2 cups olive oil (most will be discarded)
4 to 5 Yukon Gold or other medium-sized potatoes
1 Tablespoon salt
3-4 cloves garlic, chopped
1/2 cup chopped parsley, optional
4 whole eggs and 4 egg whites
Heat the olive oil in a large pot over medium heat. Add the sliced potatoes and salt. Cook, stirring often to keep the potatoes from sticking, until edges of potatoes look cooked (they will be less opaque than the centers). Add the chopped garlic and continue cooking and stirring often over medium heat until the potatoes are cooked through. When potatoes are cooked, add chopped parsley, stir into the potatoes and remove from heat. Drain the entire mixture in a colander or strainer and let sit for 5 minutes. The potatoes may be a bit mushy and fall apart, this is okay.

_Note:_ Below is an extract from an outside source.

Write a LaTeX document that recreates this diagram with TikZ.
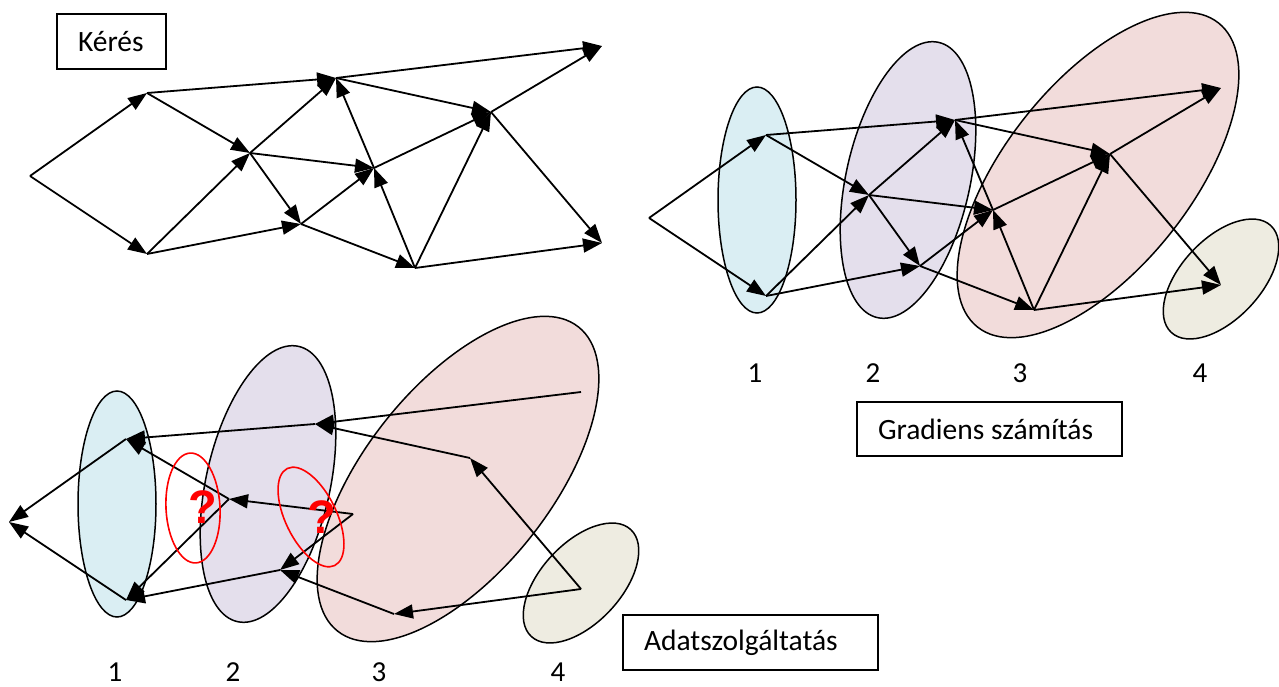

Beat the eggs and the egg whites in a large bowl. Add the potatoes-garlic mixture and mix well.
Heat a 10-inch skillet over medium heat (a non-stick skillet will work best when you need to turn it out at the end). Spray or coat the pan with olive oil. Add the potato-egg mixture and flatten into the pan with a spatula or spoon. Turn heat down to low and let cook until the edges are firm and just the very top layer barely moves when the pan is gently shaken.
When just a top layer of uncooked egg remains, put skillet under the broiler to brown the top.
When the top is brown, remove from oven. Run a spatula around the edges to loosen the tortilla. Place a plate larger than the pan over the pan and turn the tortilla out onto the plate.
Serve warm, room temperature, or cold. Serve plain or with almost any condiment you can think of (hot sauce, pesto, salsa, ketchup–anything that you like with your eggs). It really is the perfect midnight snack for a hard-working, trivial gal.